Protected bike lanes in Saskatoon may be curbed
Watch above: If Saskatoon’s mayor had his way, the debate over protected bike lanes in the downtown would be over. Wendy Winiewski says the former advocate for cycling now says money would be better spent removing snow from residential neighborhoods.
SASKATOON – Mayor Don Atchison is having a change of heart when it comes to bicycling in Saskatoon. Every city councillor at Monday’s transportation committee meeting voted in favour of installing a protected bike lane on 23rd Street from Spadina Crescent to Idylwyld Drive in 2015.
The mayor voted against it.
“I look at the University of Saskatchewan and the amount of people who are riding bikes to and from the university on an ongoing basis,” he said. “I think that’s a much better place to invest our dollars.”
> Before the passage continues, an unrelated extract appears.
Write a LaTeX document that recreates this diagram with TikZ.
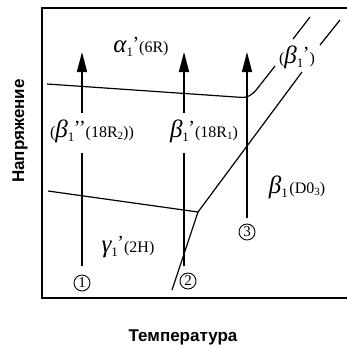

City reports show 2.5 per cent of Saskatonians use bicycles for transportation. The two-year pilot project will go before council for a final decision on March 23. The cost is $225,000.
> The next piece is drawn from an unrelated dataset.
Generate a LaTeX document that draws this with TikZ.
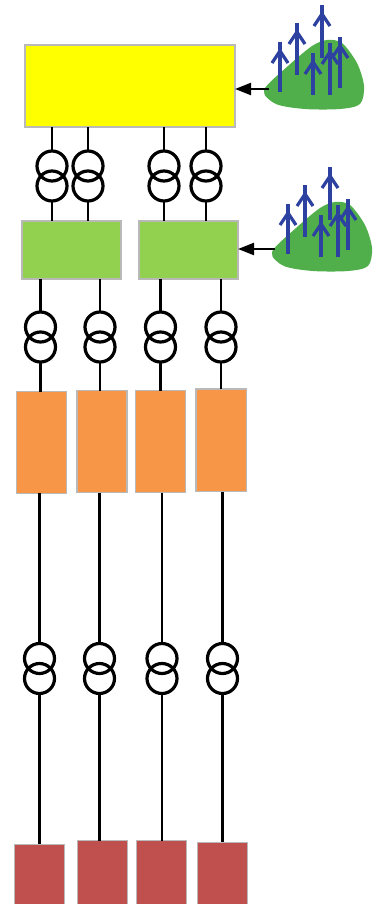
\documentclass[tikz,border=0pt]{standalone}
\usetikzlibrary{arrows.meta,fit}
\definecolor{busyellow}{RGB}{255,255,0}
\definecolor{stagegreen}{RGB}{146,208,80}
\definecolor{convorange}{RGB}{247,150,70}
\definecolor{unitred}{RGB}{192,80,77}
\definecolor{hillgreen}{RGB}{80,175,75}
\definecolor{bladeblue}{RGB}{45,65,160}
\definecolor{edgegray}{RGB}{185,185,185}
\begin{document}
\begin{tikzpicture}[x=0.75pt,y=-0.75pt,
  box/.style={draw=edgegray,line width=0.8pt,inner sep=0pt,outer sep=0pt},
  coil/.style={circle,draw=black,line width=2.4pt,inner sep=0pt,outer sep=0pt,minimum size=22.5pt},
  wire/.style={line width=1.7pt},
  feed/.style={line width=1.6pt,-{Triangle[length=12pt,width=9pt]}},
  blade/.style={draw=bladeblue,line width=2.4pt},
  windfarm/.pic={
    \fill[hillgreen] plot[smooth cycle] coordinates
      {(264,90) (288,66) (312,46) (327,40) (342,43) (357,63) (364,86) (360,104) (340,109) (305,109) (276,104)};
    \foreach \x/\t/\b in {280/42/92, 297/23/75, 322/5/58, 313/53/95, 330/43/95, 340/37/88} {
      \draw[blade] (\x,\b) -- (\x,\t);
      \draw[blade] (\x-8,\t+21) -- (\x,\t+9) -- (\x+8,\t+21);
    }
  }
]
\useasboundingbox (0,0) rectangle (378,904);
\clip (0,0) rectangle (378,904);

% main busbar and the two intermediate stages
\node[box,fill=busyellow,fit={(25,45)(235,127)}] (Y) {};
\node[box,fill=stagegreen,fit={(22,221)(121,279)}] (GL) {};
\node[box,fill=stagegreen,fit={(139,221)(238,279)}] (GR) {};

% converter stage
\node[box,fill=convorange,fit={(16.7,391.7)(66.7,493.3)}] (O1) {};
\node[box,fill=convorange,fit={(77,390.7)(127,492.7)}] (O2) {};
\node[box,fill=convorange,fit={(135.7,390.7)(185.7,492.7)}] (O3) {};
\node[box,fill=convorange,fit={(196,389)(246.7,491.7)}] (O4) {};

% end units, running past the lower edge
\node[box,fill=unitred,fit={(14.3,844.3)(64.3,910)}] (R1) {};
\node[box,fill=unitred,fit={(77.3,840.7)(127.3,910)}] (R2) {};
\node[box,fill=unitred,fit={(136.7,840.7)(186.7,910)}] (R3) {};
\node[box,fill=unitred,fit={(197.3,842.3)(247.3,910)}] (R4) {};

% transformers between busbar and intermediate stages
\foreach \n/\x/\dn in {1/52/GL, 2/88/GL, 3/164/GR, 4/206/GR} {
  \node[coil] (ta\n) at (\x,166) {};
  \node[coil] (tb\n) at (\x,186) {};
  \draw[wire] (Y.south -| ta\n) -- (ta\n.north);
  \draw[wire] (tb\n.south) -- (tb\n.south |- \dn.north);
}

% transformers between intermediate stages and converters
\foreach \n/\x/\up/\dn in {1/40.5/GL/O1, 2/100/GL/O2, 3/160.5/GR/O3, 4/221/GR/O4} {
  \node[coil] (ua\n) at (\x,327) {};
  \node[coil] (ub\n) at (\x,347) {};
  \draw[wire] (\up.south -| ua\n) -- (ua\n.north);
  \draw[wire] (ub\n.south) -- (ub\n.south |- \dn.north);
}

% transformers between converters and end units
\foreach \n/\x in {1/39.5, 2/99.5, 3/162, 4/222.5} {
  \node[coil] (va\n) at (\x,658.5) {};
  \node[coil] (vb\n) at (\x,678.5) {};
  \draw[wire] (O\n.south -| va\n) -- (va\n.north);
  \draw[wire] (vb\n.south) -- (vb\n.south |- R\n.north);
}

% wind farms feeding in from the right
\pic at (0,0) {windfarm};
\pic at (8,162) {windfarm};
\coordinate (srcA) at (269,89);
\coordinate (srcB) at (275,249);
\draw[feed] (srcA) -- (srcA -| Y.east);
\draw[feed] (srcB) -- (srcB -| GR.east);
\end{tikzpicture}
\end{document}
Atchison feels the cost per biker is staggering.
“It doesn’t add up for me,” he said.
It comes as a surprise to Cathy Watts, co-chair of Saskatoon Cycles.
“He certainly has spoken to us about how he’s very supportive of cycling and bikes and everything but when you actually get down to this, I guess it must be very stressful for him,” Watts reasoned.
“It’s very interesting that the mayor is opposed to it all.”
City administration recommends installing a second protected lane on 4th Avenue from 19th Street to 24th Street to be included in the amount budgeted. The money would also cover the cost of removing snow from the bike lanes during winter months – a service many vehicular streets don’t receive.
“I hear loud and clear that people would certainly like to see us get in to their neighbourhoods and not only move the snow, but remove the snow,” said Atchison, reasoning clearing bike lanes is not justified.
“It’s ridiculous when we start to have those conversations in chambers and we’re pitting cars against cyclists and snow removal against bike lanes,” said Ward 1 Coun. Darren Hill.
“We should be having conversations about what makes a well rounded community for everybody.”
The project will decrease downtown parking by 19 stalls, concerning according to the downtown business improvement district (BID).
“If you’re a retail shop, parking for vehicles is really important to your business,” said Brent Penner, with the BID.
“We know that, we hear that from retailers all the time.”
Yet Penner is hopeful the project would add to the vitality of downtown.
The chosen path also runs directly through the downtown bus mall on 23rd Street where cyclists will be required to dismount and walk.
“There’s nowhere you can imagine that you’re on a protected bike lane and then you get off to walk, I mean, it’s like stop your car, get off and push your car,” said Watts.
“I mean it sort of sounds kind of silly but if that’s what we have to do, that’s what we’ll do.”
Councillors suggest cyclists use a back alley if they don’t want to dismount. City administration said it could accommodate that with signage.
Also, city administration suggests keeping 800 posts from old parking meters for cyclists to use as bike racks.